- Stored data -
● ● ● ● ●
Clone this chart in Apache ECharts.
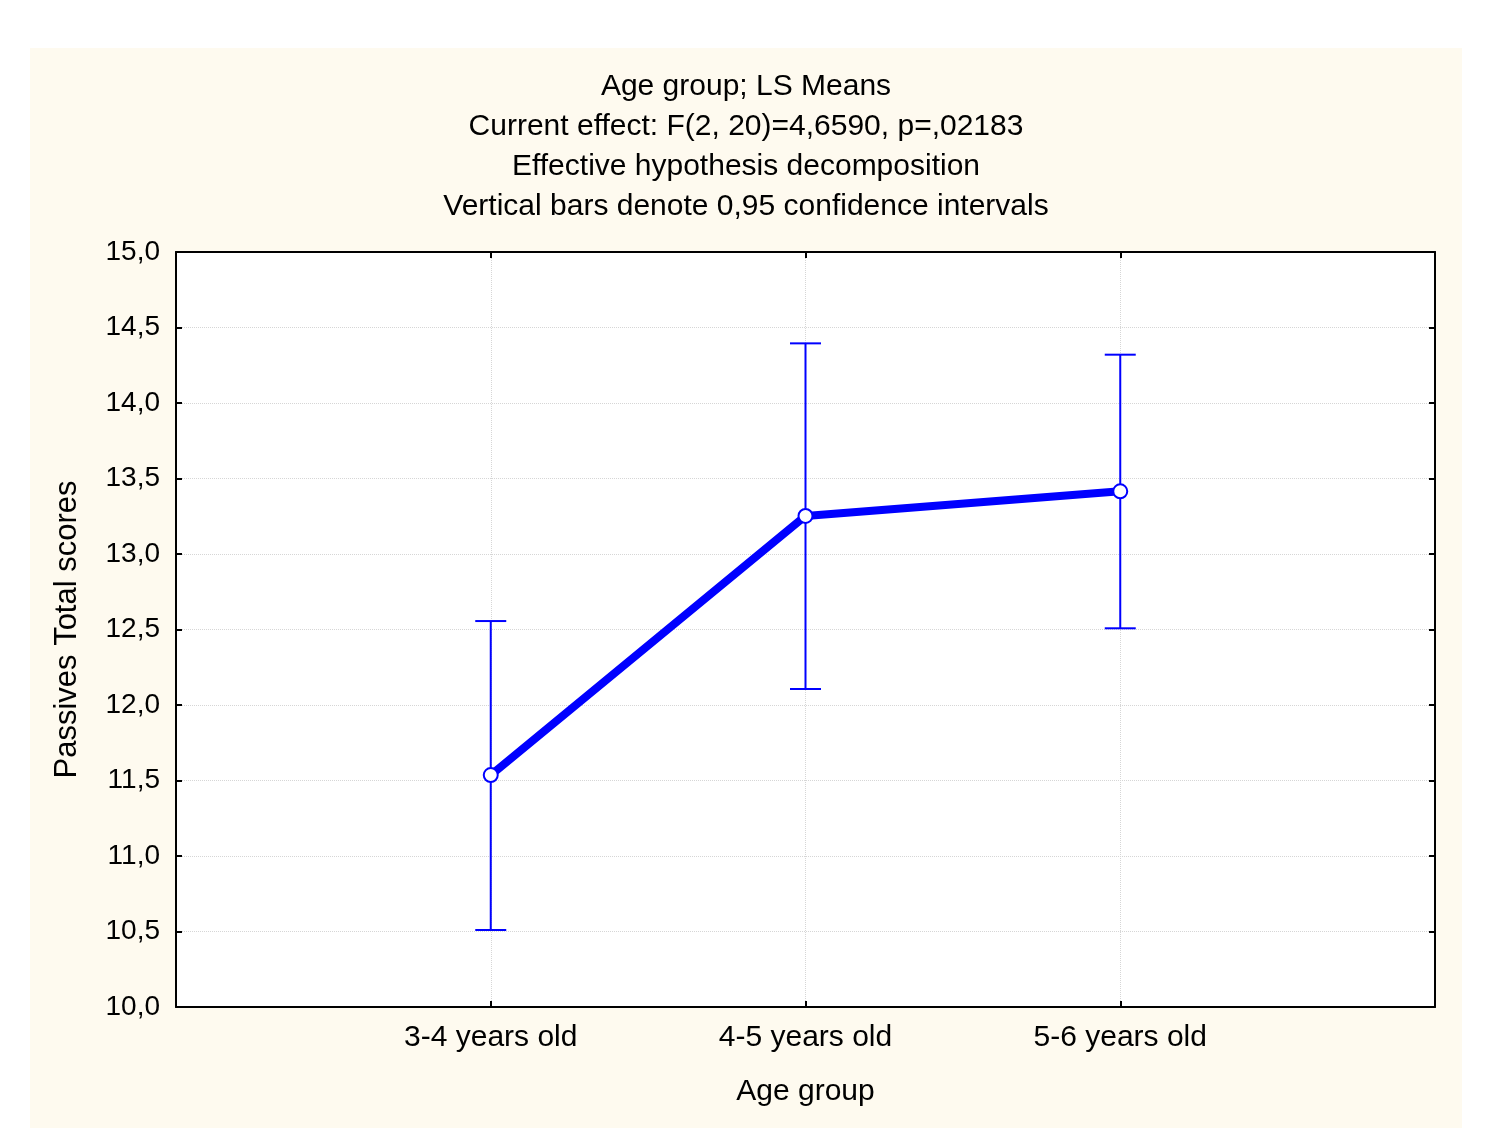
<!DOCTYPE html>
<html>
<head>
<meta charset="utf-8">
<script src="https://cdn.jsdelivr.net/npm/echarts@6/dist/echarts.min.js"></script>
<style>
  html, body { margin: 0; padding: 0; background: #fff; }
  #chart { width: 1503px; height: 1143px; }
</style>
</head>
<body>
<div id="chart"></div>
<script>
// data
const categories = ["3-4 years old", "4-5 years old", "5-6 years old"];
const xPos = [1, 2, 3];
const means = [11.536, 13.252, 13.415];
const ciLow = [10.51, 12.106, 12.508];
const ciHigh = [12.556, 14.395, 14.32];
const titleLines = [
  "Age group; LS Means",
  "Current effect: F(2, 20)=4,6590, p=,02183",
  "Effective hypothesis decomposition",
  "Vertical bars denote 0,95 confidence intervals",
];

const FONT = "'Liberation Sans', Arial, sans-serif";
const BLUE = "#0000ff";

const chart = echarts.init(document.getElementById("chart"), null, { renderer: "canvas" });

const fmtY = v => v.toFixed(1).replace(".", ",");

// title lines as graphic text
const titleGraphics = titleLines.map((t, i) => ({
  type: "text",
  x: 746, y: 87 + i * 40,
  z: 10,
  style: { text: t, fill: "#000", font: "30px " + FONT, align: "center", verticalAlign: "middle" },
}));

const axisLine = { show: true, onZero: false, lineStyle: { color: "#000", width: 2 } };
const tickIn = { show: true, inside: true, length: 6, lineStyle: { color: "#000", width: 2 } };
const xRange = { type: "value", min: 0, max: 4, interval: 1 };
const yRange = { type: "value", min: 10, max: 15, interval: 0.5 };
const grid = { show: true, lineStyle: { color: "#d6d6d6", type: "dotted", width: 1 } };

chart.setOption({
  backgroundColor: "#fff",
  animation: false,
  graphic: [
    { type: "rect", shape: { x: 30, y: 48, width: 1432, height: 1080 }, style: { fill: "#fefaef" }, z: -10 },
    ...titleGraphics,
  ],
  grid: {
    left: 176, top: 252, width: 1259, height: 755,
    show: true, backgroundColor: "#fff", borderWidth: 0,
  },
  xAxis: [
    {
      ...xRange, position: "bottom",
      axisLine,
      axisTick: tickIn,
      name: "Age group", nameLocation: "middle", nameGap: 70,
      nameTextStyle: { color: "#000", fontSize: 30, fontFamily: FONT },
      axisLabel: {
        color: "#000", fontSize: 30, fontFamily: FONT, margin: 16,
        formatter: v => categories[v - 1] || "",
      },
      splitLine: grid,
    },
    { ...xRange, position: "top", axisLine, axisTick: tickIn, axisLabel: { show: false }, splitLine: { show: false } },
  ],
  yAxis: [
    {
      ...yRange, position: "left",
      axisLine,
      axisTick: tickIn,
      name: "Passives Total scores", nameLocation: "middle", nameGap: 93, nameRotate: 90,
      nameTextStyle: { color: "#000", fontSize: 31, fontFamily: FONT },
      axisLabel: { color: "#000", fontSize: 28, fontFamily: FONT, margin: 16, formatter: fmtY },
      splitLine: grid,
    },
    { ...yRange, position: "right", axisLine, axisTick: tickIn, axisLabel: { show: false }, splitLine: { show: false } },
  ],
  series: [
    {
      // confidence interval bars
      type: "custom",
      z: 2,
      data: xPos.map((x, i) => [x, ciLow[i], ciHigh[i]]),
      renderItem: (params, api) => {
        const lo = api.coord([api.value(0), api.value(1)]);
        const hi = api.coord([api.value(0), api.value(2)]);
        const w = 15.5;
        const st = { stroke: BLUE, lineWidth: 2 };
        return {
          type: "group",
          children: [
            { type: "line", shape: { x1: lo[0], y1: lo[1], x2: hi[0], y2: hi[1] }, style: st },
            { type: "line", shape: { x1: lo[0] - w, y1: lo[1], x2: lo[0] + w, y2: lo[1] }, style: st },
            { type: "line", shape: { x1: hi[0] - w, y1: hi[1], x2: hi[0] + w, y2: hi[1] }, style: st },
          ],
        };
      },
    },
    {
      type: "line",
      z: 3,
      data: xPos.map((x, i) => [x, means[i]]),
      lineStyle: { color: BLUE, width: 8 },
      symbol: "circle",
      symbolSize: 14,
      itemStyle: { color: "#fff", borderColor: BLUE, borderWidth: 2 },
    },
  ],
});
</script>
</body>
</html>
● ● ● ● ●
- Instruction -
Extract all the data above exactly, excluding every picture.

- Solution for this exercise -
Clone this chart in Apache ECharts.
<!DOCTYPE html>
<html>
<head>
<meta charset="utf-8">
<script src="https://cdn.jsdelivr.net/npm/echarts@6/dist/echarts.min.js"></script>
<style>
  html, body { margin: 0; padding: 0; background: #fff; }
  #chart { width: 1503px; height: 1143px; }
</style>
</head>
<body>
<div id="chart"></div>
<script>
// data
const categories = ["3-4 years old", "4-5 years old", "5-6 years old"];
const xPos = [1, 2, 3];
const means = [11.536, 13.252, 13.415];
const ciLow = [10.51, 12.106, 12.508];
const ciHigh = [12.556, 14.395, 14.32];
const titleLines = [
  "Age group; LS Means",
  "Current effect: F(2, 20)=4,6590, p=,02183",
  "Effective hypothesis decomposition",
  "Vertical bars denote 0,95 confidence intervals",
];

const FONT = "'Liberation Sans', Arial, sans-serif";
const BLUE = "#0000ff";

const chart = echarts.init(document.getElementById("chart"), null, { renderer: "canvas" });

const fmtY = v => v.toFixed(1).replace(".", ",");

// title lines as graphic text
const titleGraphics = titleLines.map((t, i) => ({
  type: "text",
  x: 746, y: 87 + i * 40,
  z: 10,
  style: { text: t, fill: "#000", font: "30px " + FONT, align: "center", verticalAlign: "middle" },
}));

const axisLine = { show: true, onZero: false, lineStyle: { color: "#000", width: 2 } };
const tickIn = { show: true, inside: true, length: 6, lineStyle: { color: "#000", width: 2 } };
const xRange = { type: "value", min: 0, max: 4, interval: 1 };
const yRange = { type: "value", min: 10, max: 15, interval: 0.5 };
const grid = { show: true, lineStyle: { color: "#d6d6d6", type: "dotted", width: 1 } };

chart.setOption({
  backgroundColor: "#fff",
  animation: false,
  graphic: [
    { type: "rect", shape: { x: 30, y: 48, width: 1432, height: 1080 }, style: { fill: "#fefaef" }, z: -10 },
    ...titleGraphics,
  ],
  grid: {
    left: 176, top: 252, width: 1259, height: 755,
    show: true, backgroundColor: "#fff", borderWidth: 0,
  },
  xAxis: [
    {
      ...xRange, position: "bottom",
      axisLine,
      axisTick: tickIn,
      name: "Age group", nameLocation: "middle", nameGap: 70,
      nameTextStyle: { color: "#000", fontSize: 30, fontFamily: FONT },
      axisLabel: {
        color: "#000", fontSize: 30, fontFamily: FONT, margin: 16,
        formatter: v => categories[v - 1] || "",
      },
      splitLine: grid,
    },
    { ...xRange, position: "top", axisLine, axisTick: tickIn, axisLabel: { show: false }, splitLine: { show: false } },
  ],
  yAxis: [
    {
      ...yRange, position: "left",
      axisLine,
      axisTick: tickIn,
      name: "Passives Total scores", nameLocation: "middle", nameGap: 93, nameRotate: 90,
      nameTextStyle: { color: "#000", fontSize: 31, fontFamily: FONT },
      axisLabel: { color: "#000", fontSize: 28, fontFamily: FONT, margin: 16, formatter: fmtY },
      splitLine: grid,
    },
    { ...yRange, position: "right", axisLine, axisTick: tickIn, axisLabel: { show: false }, splitLine: { show: false } },
  ],
  series: [
    {
      // confidence interval bars
      type: "custom",
      z: 2,
      data: xPos.map((x, i) => [x, ciLow[i], ciHigh[i]]),
      renderItem: (params, api) => {
        const lo = api.coord([api.value(0), api.value(1)]);
        const hi = api.coord([api.value(0), api.value(2)]);
        const w = 15.5;
        const st = { stroke: BLUE, lineWidth: 2 };
        return {
          type: "group",
          children: [
            { type: "line", shape: { x1: lo[0], y1: lo[1], x2: hi[0], y2: hi[1] }, style: st },
            { type: "line", shape: { x1: lo[0] - w, y1: lo[1], x2: lo[0] + w, y2: lo[1] }, style: st },
            { type: "line", shape: { x1: hi[0] - w, y1: hi[1], x2: hi[0] + w, y2: hi[1] }, style: st },
          ],
        };
      },
    },
    {
      type: "line",
      z: 3,
      data: xPos.map((x, i) => [x, means[i]]),
      lineStyle: { color: BLUE, width: 8 },
      symbol: "circle",
      symbolSize: 14,
      itemStyle: { color: "#fff", borderColor: BLUE, borderWidth: 2 },
    },
  ],
});
</script>
</body>
</html>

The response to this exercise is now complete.